The representative of United Nations Development Organisation (UNIDO), Mr. Shaukat Malik, has said both Standards Organisation of Nigeria (SON) and UNIDO have started the implementation of the National Quality Infrastructure(NQI) for Nigeria project, worth 12million euro.
He spoke at the World Metrology day with the theme: “Measurement in National Development” organised by SON in Lagos.
The project, which is to be funded by the European Union (EU), is aimed at supporting the improvement of standards and quality control agencies in order to advance the quality of products and services.
Malik said the project is to boost the competitiveness of the country’s private sector and ensure the protection of its consumers.

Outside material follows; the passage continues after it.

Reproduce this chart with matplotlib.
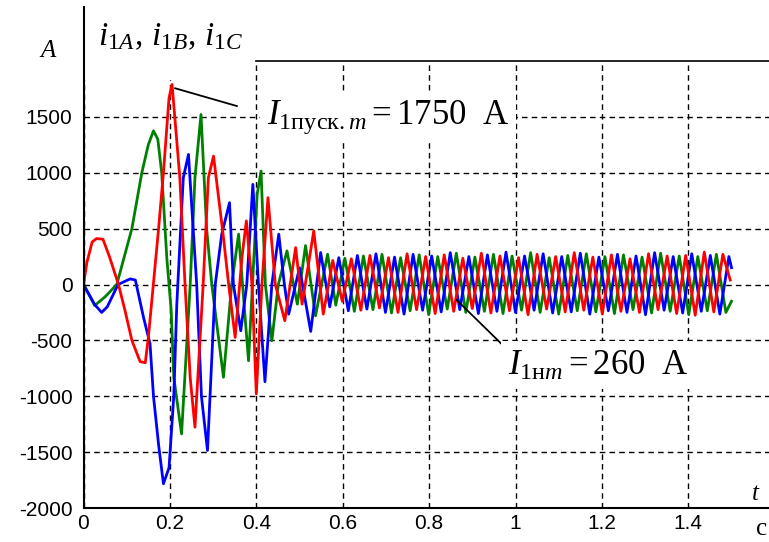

“We recognised that the increasing importance of metrology within globalised markets puts more emphasis on the link between costs and quality, quantity and trade,” he said.

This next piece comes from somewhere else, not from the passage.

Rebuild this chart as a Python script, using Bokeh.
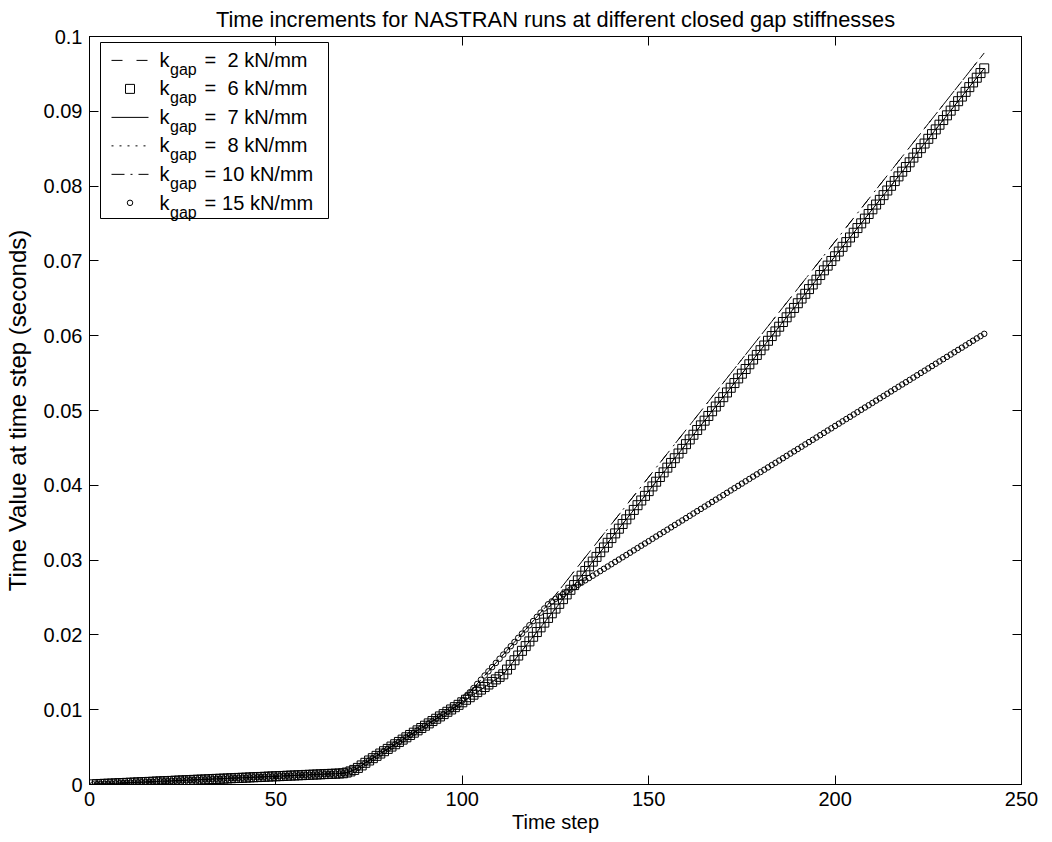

The UNIDO Representative noted that without the use of metrology, the simplest of transactions may be open to abuse as it then becomes difficult to regulate trade.
Malik explained that the UNIDO through its NQI project, will take up the reins to finalise strategic activities to support the metrology towards international recognition.

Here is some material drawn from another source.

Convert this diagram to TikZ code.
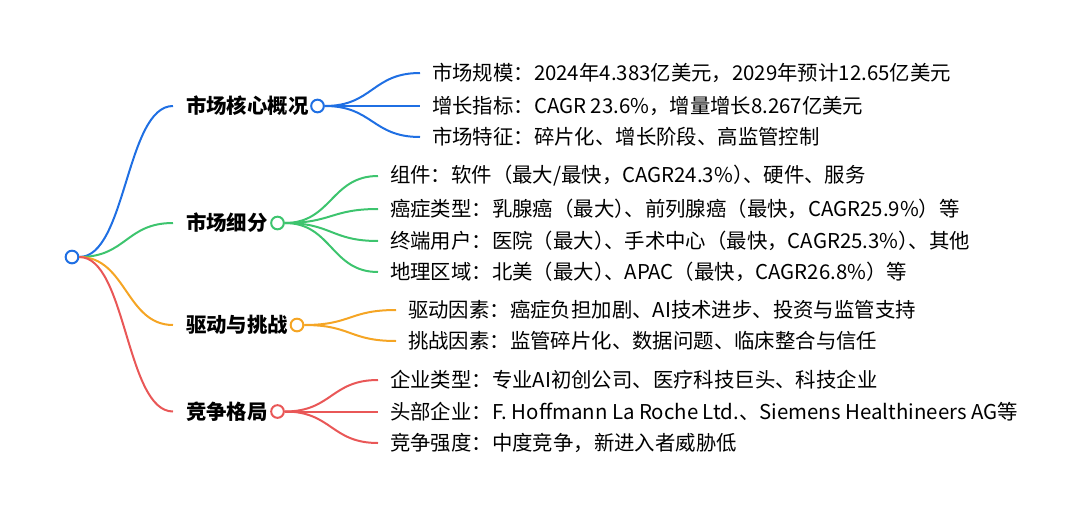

Director-General, SON, Dr Joseph Odumodu, said the establishment of the national metrology institute will help the country to boost her export base by providing the required confidence and reliability in the export goods.
According to Odumodu, the establishment of the institute will eliminate the incidence of inaccurate and short measures in trade, manufacturing, export and import activities in the country
He said apart from ensuring improved health standard of the citizenry, it will also ensure safe environment by providing accuracy in measurements.
His words: “Metrology, which is the science of measurements, is key to achieving 30 Gross Domestic Product for the manufacturing sector.
He further said without metrology lives, would certainly be cut short, stressing that proper measurements will help reduce imprecision dominant in the health sector.